* Data:
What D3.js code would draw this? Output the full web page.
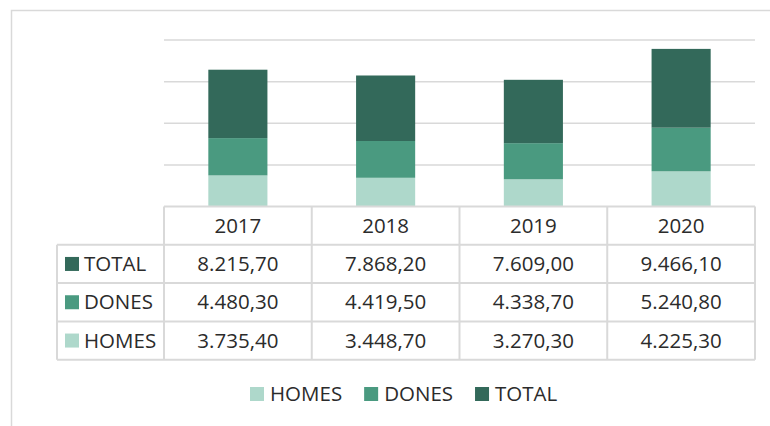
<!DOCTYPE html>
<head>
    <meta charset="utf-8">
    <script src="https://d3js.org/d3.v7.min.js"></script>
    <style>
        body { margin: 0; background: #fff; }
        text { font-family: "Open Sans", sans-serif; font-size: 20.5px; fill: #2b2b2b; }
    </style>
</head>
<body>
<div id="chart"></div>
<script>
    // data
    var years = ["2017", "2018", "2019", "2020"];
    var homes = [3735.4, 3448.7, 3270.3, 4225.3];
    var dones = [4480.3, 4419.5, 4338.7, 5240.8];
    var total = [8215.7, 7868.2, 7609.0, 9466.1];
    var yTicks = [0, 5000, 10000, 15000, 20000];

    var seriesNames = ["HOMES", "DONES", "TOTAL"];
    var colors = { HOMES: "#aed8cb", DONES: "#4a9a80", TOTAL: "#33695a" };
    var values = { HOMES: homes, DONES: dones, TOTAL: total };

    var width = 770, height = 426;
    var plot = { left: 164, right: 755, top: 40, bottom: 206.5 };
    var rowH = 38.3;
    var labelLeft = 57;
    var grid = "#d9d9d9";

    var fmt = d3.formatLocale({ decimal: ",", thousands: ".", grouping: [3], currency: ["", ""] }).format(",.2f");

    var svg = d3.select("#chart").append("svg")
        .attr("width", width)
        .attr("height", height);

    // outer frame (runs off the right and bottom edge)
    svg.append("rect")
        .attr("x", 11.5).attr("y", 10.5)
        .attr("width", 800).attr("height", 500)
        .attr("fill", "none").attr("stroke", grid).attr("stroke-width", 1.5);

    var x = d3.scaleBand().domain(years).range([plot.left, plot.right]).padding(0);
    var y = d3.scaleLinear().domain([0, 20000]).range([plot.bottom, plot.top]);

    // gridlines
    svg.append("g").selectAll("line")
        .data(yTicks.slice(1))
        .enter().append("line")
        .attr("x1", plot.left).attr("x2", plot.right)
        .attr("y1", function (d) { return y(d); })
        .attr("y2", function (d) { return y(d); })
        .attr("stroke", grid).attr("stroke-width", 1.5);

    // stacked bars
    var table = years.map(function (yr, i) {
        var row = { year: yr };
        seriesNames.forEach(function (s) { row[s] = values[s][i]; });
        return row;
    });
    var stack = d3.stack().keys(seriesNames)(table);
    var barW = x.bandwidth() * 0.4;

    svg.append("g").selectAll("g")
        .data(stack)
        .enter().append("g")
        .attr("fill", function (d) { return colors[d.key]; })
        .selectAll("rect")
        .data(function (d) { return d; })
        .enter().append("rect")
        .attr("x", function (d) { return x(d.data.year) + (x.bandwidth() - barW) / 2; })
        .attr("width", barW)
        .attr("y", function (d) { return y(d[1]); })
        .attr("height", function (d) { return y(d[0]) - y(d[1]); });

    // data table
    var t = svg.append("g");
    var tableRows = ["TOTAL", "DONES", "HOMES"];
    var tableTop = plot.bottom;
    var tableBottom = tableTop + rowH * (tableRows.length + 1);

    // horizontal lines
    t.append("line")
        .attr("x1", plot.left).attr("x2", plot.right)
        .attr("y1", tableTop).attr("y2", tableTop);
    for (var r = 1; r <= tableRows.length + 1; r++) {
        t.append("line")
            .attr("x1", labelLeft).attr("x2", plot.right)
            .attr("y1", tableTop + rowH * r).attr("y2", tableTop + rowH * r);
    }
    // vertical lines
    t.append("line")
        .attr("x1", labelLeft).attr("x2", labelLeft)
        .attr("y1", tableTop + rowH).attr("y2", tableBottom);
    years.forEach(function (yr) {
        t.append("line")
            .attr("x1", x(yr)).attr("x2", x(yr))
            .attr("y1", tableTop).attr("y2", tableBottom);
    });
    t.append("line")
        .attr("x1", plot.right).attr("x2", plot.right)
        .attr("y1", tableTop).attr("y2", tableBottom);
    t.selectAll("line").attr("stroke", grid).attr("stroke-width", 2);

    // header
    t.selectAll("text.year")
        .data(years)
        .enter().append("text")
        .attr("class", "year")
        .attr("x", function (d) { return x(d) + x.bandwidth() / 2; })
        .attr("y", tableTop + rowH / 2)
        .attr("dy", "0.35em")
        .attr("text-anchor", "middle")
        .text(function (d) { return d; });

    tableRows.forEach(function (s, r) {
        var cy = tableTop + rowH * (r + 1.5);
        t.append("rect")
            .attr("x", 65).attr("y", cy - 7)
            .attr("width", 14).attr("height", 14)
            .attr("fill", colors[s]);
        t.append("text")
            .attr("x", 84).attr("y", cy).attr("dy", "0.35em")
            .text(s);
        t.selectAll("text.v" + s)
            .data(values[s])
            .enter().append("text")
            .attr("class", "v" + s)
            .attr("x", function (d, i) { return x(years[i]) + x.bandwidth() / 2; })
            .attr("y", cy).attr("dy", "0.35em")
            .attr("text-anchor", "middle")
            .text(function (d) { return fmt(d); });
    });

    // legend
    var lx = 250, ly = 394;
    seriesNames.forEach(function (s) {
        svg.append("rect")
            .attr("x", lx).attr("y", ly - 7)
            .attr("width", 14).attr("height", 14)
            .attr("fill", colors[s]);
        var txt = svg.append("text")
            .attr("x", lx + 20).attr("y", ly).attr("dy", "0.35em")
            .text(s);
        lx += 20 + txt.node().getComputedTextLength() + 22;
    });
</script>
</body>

* The exercise: Strip out the pictures and quote the remaining data word for word.

* Exercise answer:
What D3.js code would draw this? Output the full web page.
<!DOCTYPE html>
<head>
    <meta charset="utf-8">
    <script src="https://d3js.org/d3.v7.min.js"></script>
    <style>
        body { margin: 0; background: #fff; }
        text { font-family: "Open Sans", sans-serif; font-size: 20.5px; fill: #2b2b2b; }
    </style>
</head>
<body>
<div id="chart"></div>
<script>
    // data
    var years = ["2017", "2018", "2019", "2020"];
    var homes = [3735.4, 3448.7, 3270.3, 4225.3];
    var dones = [4480.3, 4419.5, 4338.7, 5240.8];
    var total = [8215.7, 7868.2, 7609.0, 9466.1];
    var yTicks = [0, 5000, 10000, 15000, 20000];

    var seriesNames = ["HOMES", "DONES", "TOTAL"];
    var colors = { HOMES: "#aed8cb", DONES: "#4a9a80", TOTAL: "#33695a" };
    var values = { HOMES: homes, DONES: dones, TOTAL: total };

    var width = 770, height = 426;
    var plot = { left: 164, right: 755, top: 40, bottom: 206.5 };
    var rowH = 38.3;
    var labelLeft = 57;
    var grid = "#d9d9d9";

    var fmt = d3.formatLocale({ decimal: ",", thousands: ".", grouping: [3], currency: ["", ""] }).format(",.2f");

    var svg = d3.select("#chart").append("svg")
        .attr("width", width)
        .attr("height", height);

    // outer frame (runs off the right and bottom edge)
    svg.append("rect")
        .attr("x", 11.5).attr("y", 10.5)
        .attr("width", 800).attr("height", 500)
        .attr("fill", "none").attr("stroke", grid).attr("stroke-width", 1.5);

    var x = d3.scaleBand().domain(years).range([plot.left, plot.right]).padding(0);
    var y = d3.scaleLinear().domain([0, 20000]).range([plot.bottom, plot.top]);

    // gridlines
    svg.append("g").selectAll("line")
        .data(yTicks.slice(1))
        .enter().append("line")
        .attr("x1", plot.left).attr("x2", plot.right)
        .attr("y1", function (d) { return y(d); })
        .attr("y2", function (d) { return y(d); })
        .attr("stroke", grid).attr("stroke-width", 1.5);

    // stacked bars
    var table = years.map(function (yr, i) {
        var row = { year: yr };
        seriesNames.forEach(function (s) { row[s] = values[s][i]; });
        return row;
    });
    var stack = d3.stack().keys(seriesNames)(table);
    var barW = x.bandwidth() * 0.4;

    svg.append("g").selectAll("g")
        .data(stack)
        .enter().append("g")
        .attr("fill", function (d) { return colors[d.key]; })
        .selectAll("rect")
        .data(function (d) { return d; })
        .enter().append("rect")
        .attr("x", function (d) { return x(d.data.year) + (x.bandwidth() - barW) / 2; })
        .attr("width", barW)
        .attr("y", function (d) { return y(d[1]); })
        .attr("height", function (d) { return y(d[0]) - y(d[1]); });

    // data table
    var t = svg.append("g");
    var tableRows = ["TOTAL", "DONES", "HOMES"];
    var tableTop = plot.bottom;
    var tableBottom = tableTop + rowH * (tableRows.length + 1);

    // horizontal lines
    t.append("line")
        .attr("x1", plot.left).attr("x2", plot.right)
        .attr("y1", tableTop).attr("y2", tableTop);
    for (var r = 1; r <= tableRows.length + 1; r++) {
        t.append("line")
            .attr("x1", labelLeft).attr("x2", plot.right)
            .attr("y1", tableTop + rowH * r).attr("y2", tableTop + rowH * r);
    }
    // vertical lines
    t.append("line")
        .attr("x1", labelLeft).attr("x2", labelLeft)
        .attr("y1", tableTop + rowH).attr("y2", tableBottom);
    years.forEach(function (yr) {
        t.append("line")
            .attr("x1", x(yr)).attr("x2", x(yr))
            .attr("y1", tableTop).attr("y2", tableBottom);
    });
    t.append("line")
        .attr("x1", plot.right).attr("x2", plot.right)
        .attr("y1", tableTop).attr("y2", tableBottom);
    t.selectAll("line").attr("stroke", grid).attr("stroke-width", 2);

    // header
    t.selectAll("text.year")
        .data(years)
        .enter().append("text")
        .attr("class", "year")
        .attr("x", function (d) { return x(d) + x.bandwidth() / 2; })
        .attr("y", tableTop + rowH / 2)
        .attr("dy", "0.35em")
        .attr("text-anchor", "middle")
        .text(function (d) { return d; });

    tableRows.forEach(function (s, r) {
        var cy = tableTop + rowH * (r + 1.5);
        t.append("rect")
            .attr("x", 65).attr("y", cy - 7)
            .attr("width", 14).attr("height", 14)
            .attr("fill", colors[s]);
        t.append("text")
            .attr("x", 84).attr("y", cy).attr("dy", "0.35em")
            .text(s);
        t.selectAll("text.v" + s)
            .data(values[s])
            .enter().append("text")
            .attr("class", "v" + s)
            .attr("x", function (d, i) { return x(years[i]) + x.bandwidth() / 2; })
            .attr("y", cy).attr("dy", "0.35em")
            .attr("text-anchor", "middle")
            .text(function (d) { return fmt(d); });
    });

    // legend
    var lx = 250, ly = 394;
    seriesNames.forEach(function (s) {
        svg.append("rect")
            .attr("x", lx).attr("y", ly - 7)
            .attr("width", 14).attr("height", 14)
            .attr("fill", colors[s]);
        var txt = svg.append("text")
            .attr("x", lx + 20).attr("y", ly).attr("dy", "0.35em")
            .text(s);
        lx += 20 + txt.node().getComputedTextLength() + 22;
    });
</script>
</body>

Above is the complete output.